Si évoquer ces souvenirs lui est pénible, Zak l’artiste savoure d’autant plus ce qui lui arrive. « En 2010, je dors dans la rue et aujourd’hui, je coiffe des stars. C’est une fierté pour moi, et je n’en ai rien à foutre de ce que les gens pensent ». Si tout n’a pas été facile, il confie avoir eu une chance extraordinaire. « Dieu merci, je ne reçois que de l’amour. Les gens sont gentils avec moi, alors en retour, je rends la pareille. Je suis persuadé que ça finit toujours par payer. Par exemple, je n’ai jamais eu de problème avec personne. Même avec la police. Quand il y a un contrôle d’identité, je lève les mains, je donne mes papiers, j’obtempère. Et du coup ils ne m’embêtent pas. C’est ça Zak. C’est un gentil ».
« Des salons Zak l’artiste partout en France »
Si, jeune, Zak l’artiste n’a pas rêvé de cette vie de coiffeur, tous ses objectifs de vie tournent désormais autour de son métier. « Je coiffe depuis vingt-quatre ans. J’en ai 35 aujourd’hui. Je n’ai pas toujours voulu coiffer. Mais j’ai appris à aimer. Quand j’ai mis le nez dedans, j’ai voulu faire de l’art. Un jour, après une coupe, mon ami Younes m’a dit que j’étais un artiste : ce jour-là je suis passé de Zak à Zak l’artiste. »
Et désormais, le barbier voit les choses en grand. « Mon projet, c’est qu’il y ait des salons « Zak l’artiste » partout en France. Comme aujourd’hui tu vois des Jean-Louis David. » Pour cela, Zak demeure très exigeant avec ses employés. « Il faut minimum 10-15 ans d’expérience pour travailler avec moi. Et c’est difficile de trouver de bons coiffeurs. » Tous les tests de potentielles embauches se font sur sa tête. « Quand tu testes, tu testes sur le patron, donc si tu rates, tu te fais niquer. Une fois un employé a fait une crise. Il était trop stressé à l’idée de me coiffer. »

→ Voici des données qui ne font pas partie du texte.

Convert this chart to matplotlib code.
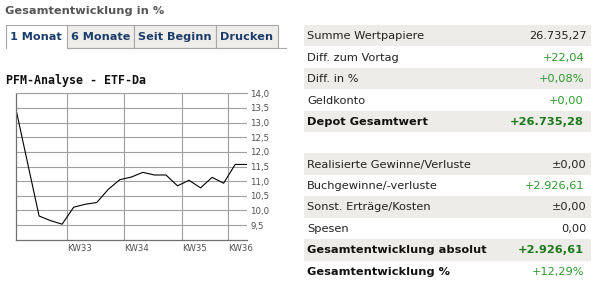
import matplotlib.pyplot as plt
import matplotlib.transforms as mtrans
from matplotlib.patches import Rectangle

# ? Performance in %, one value per trading day
days = list(range(21))
values = [13.45, 11.63, 9.81, 9.65, 9.53, 10.11, 10.21, 10.27, 10.72, 11.05,
          11.14, 11.30, 11.21, 11.21, 10.84, 11.03, 10.77, 11.13, 10.93,
          11.57, 11.57]

# ? Calendar weeks (start of the week on the day axis)
week_pos = [4.4, 9.4, 14.4, 18.4]
week_labels = ["KW33", "KW34", "KW35", "KW36"]

y_ticks = [9.5, 10.0, 10.5, 11.0, 11.5, 12.0, 12.5, 13.0, 13.5, 14.0]
y_labels = ["9,5", "10,0", "10,5", "11,0", "11,5",
            "12,0", "12,5", "13,0", "13,5", "14,0"]

tabs = ["1 Monat", "6 Monate", "Seit Beginn", "Drucken"]

top_labels = ["Summe Wertpapiere", "Diff. zum Vortag", "Diff. in %",
              "Geldkonto", "Depot Gesamtwert"]
top_values = ["26.735,27", "+22,04", "+0,08%", "+0,00", "+26.735,28"]

bottom_labels = ["Realisierte Gewinne/Verluste", "Buchgewinne/-verluste",
                 "Sonst. Erträge/Kosten", "Spesen",
                 "Gesamtentwicklung absolut", "Gesamtentwicklung %"]
bottom_values = ["±0,00", "+2.926,61", "±0,00", "0,00",
                 "+2.926,61", "+12,29%"]

# ? Rows with a bold label, and rows whose value is bold too
bold_rows = ["Depot Gesamtwert", "Gesamtentwicklung absolut",
             "Gesamtentwicklung %"]
bold_values = ["Depot Gesamtwert", "Gesamtentwicklung absolut"]

W, H = 600, 289
ROW_BG = "#edece8"
GREEN = "#2a9a2a"
GREEN_BOLD = "#1a7a1a"


def draw_table(bg, labels, vals, top):
    row_h = 21.45
    for i, (lab, val) in enumerate(zip(labels, vals)):
        y0 = top + i * row_h
        if i % 2 == 0:
            bg.add_patch(Rectangle((304, y0), 286.7, row_h,
                                   color=ROW_BG, lw=0))
        bold = lab in bold_rows
        vbold = lab in bold_values
        yc = y0 + row_h / 2 + 0.5
        bg.text(307.3, yc, lab, fontsize=8.2,
                weight="bold" if bold else "normal",
                color="#111111" if bold else "#222222",
                ha="left", va="center")
        if val.startswith("+"):
            col = GREEN_BOLD if vbold else GREEN
            xr = 584
        else:
            col = "#222222"
            xr = 586.5
        bg.text(xr, yc, val, fontsize=8.2,
                weight="bold" if vbold else "normal", color=col,
                ha="right", va="center")


def main():
    fig = plt.figure(figsize=(W / 100, H / 100), dpi=100)
    fig.patch.set_facecolor("white")

    # * Background layer in pixel coordinates
    bg = fig.add_axes([0, 0, 1, 1])
    bg.set_xlim(0, W)
    bg.set_ylim(H, 0)
    bg.axis("off")

    bg.text(5, 10.5, "Gesamtentwicklung in %", fontsize=8.2,
            weight="bold", color="#555555", ha="left", va="center")

    # * Tabs
    edges = [5.7, 66.7, 134.3, 215.7, 277.7]
    border = "#a8a8a8"
    for i, name in enumerate(tabs):
        x0, x1 = edges[i], edges[i + 1]
        if i > 0:
            bg.add_patch(Rectangle((x0, 25), x1 - x0, 23.3,
                                   facecolor="#eeede9", edgecolor=border,
                                   lw=0.8))
        bg.text((x0 + x1) / 2, 37.5, name, fontsize=8.1, weight="bold",
                color="#1c3d6b", ha="center", va="center")
    bg.plot([5.7, 5.7, 66.7], [48.3, 25, 25], color=border, lw=0.8)
    bg.plot([66.7, 286], [48.3, 48.3], color=border, lw=0.8)

    # * Chart
    bg.text(6.5, 80.5, "PFM-Analyse - ETF-Da", fontsize=8.4,
            weight="bold", family="DejaVu Sans Mono", color="#111111",
            ha="left", va="center")

    left, right, top, bottom = 16, 246.7, 93.3, 239.7
    ax = fig.add_axes([left / W, 1 - bottom / H,
                       (right - left) / W, (bottom - top) / H])
    ax.plot(days, values, color="black", lw=0.8)
    ax.set_xlim(0, 20)
    ax.set_ylim(9.0, 14.0)

    ax.set_yticks(y_ticks)
    ax.set_yticklabels(y_labels)
    ax.yaxis.tick_right()
    ax.set_xticks(week_pos)
    ax.set_xticklabels(week_labels, ha="left")
    shift = mtrans.ScaledTranslation(-6 / 100, 0, fig.dpi_scale_trans)
    for lbl in ax.get_xticklabels():
        lbl.set_transform(lbl.get_transform() + shift)
    ax.tick_params(length=0, labelsize=6.2, labelcolor="#505050")
    ax.tick_params(axis="y", pad=2.4)
    ax.tick_params(axis="x", pad=3.4)

    ax.grid(True, color="#a0a0a0", lw=0.8)
    ax.set_axisbelow(True)
    for side in ["left", "bottom"]:
        ax.spines[side].set_color("#707070")
        ax.spines[side].set_linewidth(0.9)
    ax.spines["top"].set_color("#a0a0a0")
    ax.spines["top"].set_linewidth(0.8)
    ax.spines["right"].set_visible(False)

    # * Summary tables
    draw_table(bg, top_labels, top_values, 25)
    draw_table(bg, bottom_labels, bottom_values, 153.3)

    fig.savefig("out.png", dpi=100, facecolor="white")


if __name__ == "__main__":
    main()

Les opportunités pleuvent, chaque jour lui réserve une nouvelle surprise. « A n’importe quel moment on peut m’appeler pour aller je ne sais où. La dernière fois, je me suis retrouvé dans un studio avec Vitaa, Omar Sy et Malik Bentala. Pareil, un jour, Maskey m’a demandé d’aller le couper chez Sony », se gausse Zak l’artiste. « C’est donc obligatoire pour moi d’être bien habillé. Tout mon argent part dans les habits. J’adore les chaussures, j’adore les baskets, j’adore les casquettes. » résume-t-il. Ça lui colle à la peau, c’est évident.